**COLLECTED DATA:**
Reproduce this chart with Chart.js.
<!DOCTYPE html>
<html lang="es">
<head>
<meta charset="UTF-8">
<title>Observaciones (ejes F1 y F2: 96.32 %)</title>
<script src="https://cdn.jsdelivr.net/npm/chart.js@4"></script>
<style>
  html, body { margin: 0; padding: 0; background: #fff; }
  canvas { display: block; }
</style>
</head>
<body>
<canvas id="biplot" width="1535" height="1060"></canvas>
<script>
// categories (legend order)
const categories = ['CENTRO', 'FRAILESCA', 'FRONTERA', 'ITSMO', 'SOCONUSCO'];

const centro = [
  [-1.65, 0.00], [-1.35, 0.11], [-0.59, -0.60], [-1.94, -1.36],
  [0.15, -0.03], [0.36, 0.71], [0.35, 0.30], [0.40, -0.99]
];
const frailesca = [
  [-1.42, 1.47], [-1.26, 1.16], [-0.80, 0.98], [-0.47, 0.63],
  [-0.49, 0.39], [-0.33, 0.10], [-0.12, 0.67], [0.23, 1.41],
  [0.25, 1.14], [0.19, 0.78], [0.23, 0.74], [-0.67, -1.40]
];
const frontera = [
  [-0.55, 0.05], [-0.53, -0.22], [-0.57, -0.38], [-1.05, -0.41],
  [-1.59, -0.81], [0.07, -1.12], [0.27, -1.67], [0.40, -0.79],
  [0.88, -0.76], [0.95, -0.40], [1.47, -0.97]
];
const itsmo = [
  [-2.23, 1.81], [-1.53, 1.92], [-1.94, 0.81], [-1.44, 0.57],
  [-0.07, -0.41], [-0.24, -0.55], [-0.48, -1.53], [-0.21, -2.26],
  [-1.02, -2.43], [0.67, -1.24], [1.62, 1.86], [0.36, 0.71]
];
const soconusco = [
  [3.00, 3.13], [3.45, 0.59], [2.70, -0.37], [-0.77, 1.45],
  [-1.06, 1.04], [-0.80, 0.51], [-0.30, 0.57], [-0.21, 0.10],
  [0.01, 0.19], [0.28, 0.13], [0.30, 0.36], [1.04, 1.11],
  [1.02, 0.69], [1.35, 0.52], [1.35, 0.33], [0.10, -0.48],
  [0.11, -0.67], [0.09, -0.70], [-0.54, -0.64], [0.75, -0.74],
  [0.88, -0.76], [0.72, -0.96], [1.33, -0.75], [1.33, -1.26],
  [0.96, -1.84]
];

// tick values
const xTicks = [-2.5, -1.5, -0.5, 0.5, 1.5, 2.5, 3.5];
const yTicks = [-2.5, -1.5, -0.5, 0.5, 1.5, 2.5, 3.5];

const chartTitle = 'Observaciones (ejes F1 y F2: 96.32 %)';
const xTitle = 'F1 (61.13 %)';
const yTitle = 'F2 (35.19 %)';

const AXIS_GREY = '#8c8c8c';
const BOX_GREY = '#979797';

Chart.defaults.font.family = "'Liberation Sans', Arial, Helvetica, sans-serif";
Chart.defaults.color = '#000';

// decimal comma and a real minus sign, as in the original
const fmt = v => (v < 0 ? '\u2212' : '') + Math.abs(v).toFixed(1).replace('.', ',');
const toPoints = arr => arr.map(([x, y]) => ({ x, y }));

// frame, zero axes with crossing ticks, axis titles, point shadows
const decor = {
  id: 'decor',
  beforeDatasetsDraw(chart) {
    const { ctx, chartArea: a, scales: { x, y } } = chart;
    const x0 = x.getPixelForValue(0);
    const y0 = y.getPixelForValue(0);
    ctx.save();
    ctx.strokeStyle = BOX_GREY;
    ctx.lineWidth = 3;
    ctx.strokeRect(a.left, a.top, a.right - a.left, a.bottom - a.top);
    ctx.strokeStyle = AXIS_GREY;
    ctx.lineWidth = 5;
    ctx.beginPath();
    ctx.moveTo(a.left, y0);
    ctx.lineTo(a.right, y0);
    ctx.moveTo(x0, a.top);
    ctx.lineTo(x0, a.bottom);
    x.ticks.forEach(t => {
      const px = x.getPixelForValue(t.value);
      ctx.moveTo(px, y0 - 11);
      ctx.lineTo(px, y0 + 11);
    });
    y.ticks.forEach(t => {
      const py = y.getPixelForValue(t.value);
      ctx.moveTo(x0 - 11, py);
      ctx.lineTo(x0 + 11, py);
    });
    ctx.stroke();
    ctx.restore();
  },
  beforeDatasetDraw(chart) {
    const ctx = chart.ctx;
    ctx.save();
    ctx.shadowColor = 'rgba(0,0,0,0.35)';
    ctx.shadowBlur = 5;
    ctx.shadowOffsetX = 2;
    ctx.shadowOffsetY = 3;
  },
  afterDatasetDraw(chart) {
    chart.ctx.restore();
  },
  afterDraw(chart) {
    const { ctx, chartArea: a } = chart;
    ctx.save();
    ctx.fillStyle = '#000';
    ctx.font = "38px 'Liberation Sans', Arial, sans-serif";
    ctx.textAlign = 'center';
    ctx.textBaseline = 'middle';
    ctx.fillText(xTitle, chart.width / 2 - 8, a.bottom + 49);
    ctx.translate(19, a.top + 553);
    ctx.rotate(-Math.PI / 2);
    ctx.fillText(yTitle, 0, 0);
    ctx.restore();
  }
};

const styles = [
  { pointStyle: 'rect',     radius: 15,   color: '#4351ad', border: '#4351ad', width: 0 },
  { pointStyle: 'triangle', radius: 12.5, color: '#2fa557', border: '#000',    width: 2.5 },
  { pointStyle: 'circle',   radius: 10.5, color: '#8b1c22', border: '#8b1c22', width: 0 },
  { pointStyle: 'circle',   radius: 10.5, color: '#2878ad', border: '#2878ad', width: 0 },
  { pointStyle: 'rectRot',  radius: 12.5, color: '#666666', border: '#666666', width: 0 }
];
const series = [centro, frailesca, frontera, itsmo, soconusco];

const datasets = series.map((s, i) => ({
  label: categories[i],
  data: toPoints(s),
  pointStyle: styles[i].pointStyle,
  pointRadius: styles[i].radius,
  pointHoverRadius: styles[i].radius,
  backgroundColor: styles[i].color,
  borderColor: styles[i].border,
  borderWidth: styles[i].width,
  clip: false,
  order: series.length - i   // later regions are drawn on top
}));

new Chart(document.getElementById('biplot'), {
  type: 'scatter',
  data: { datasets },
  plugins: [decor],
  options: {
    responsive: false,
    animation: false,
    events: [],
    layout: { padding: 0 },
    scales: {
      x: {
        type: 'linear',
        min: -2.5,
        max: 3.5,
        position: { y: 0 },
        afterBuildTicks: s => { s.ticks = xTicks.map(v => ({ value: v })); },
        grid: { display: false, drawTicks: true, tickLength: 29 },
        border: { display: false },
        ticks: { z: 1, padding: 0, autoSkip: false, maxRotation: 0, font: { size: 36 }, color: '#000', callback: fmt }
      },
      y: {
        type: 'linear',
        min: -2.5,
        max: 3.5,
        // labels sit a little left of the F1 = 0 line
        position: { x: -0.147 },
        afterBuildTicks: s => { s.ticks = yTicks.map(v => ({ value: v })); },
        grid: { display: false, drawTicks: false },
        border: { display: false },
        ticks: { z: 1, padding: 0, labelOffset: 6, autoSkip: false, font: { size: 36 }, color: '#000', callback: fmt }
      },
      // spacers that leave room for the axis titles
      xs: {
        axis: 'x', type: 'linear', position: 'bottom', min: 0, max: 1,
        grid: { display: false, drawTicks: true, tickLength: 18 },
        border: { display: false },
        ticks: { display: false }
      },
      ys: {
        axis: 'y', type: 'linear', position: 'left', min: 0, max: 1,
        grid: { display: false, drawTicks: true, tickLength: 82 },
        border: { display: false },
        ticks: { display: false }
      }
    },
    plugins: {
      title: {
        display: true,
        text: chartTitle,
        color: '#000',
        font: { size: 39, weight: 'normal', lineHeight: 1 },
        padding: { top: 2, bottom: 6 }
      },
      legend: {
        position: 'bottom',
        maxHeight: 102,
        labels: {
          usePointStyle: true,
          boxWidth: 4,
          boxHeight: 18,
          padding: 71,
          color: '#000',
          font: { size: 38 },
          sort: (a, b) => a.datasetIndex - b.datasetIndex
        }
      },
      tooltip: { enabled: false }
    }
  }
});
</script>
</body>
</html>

**PROBLEM TO WORK ON:**
Can you write out the lines above, from the first one through the one containing "['CENTRO', 'FRAILESCA', 'FRONTERA', 'ITSMO', 'SOCONUSCO'];", exactly as they appear and nothing more?

**ANSWER TO THIS TASK:**
Reproduce this chart with Chart.js.
<!DOCTYPE html>
<html lang="es">
<head>
<meta charset="UTF-8">
<title>Observaciones (ejes F1 y F2: 96.32 %)</title>
<script src="https://cdn.jsdelivr.net/npm/chart.js@4"></script>
<style>
  html, body { margin: 0; padding: 0; background: #fff; }
  canvas { display: block; }
</style>
</head>
<body>
<canvas id="biplot" width="1535" height="1060"></canvas>
<script>
// categories (legend order)
const categories = ['CENTRO', 'FRAILESCA', 'FRONTERA', 'ITSMO', 'SOCONUSCO'];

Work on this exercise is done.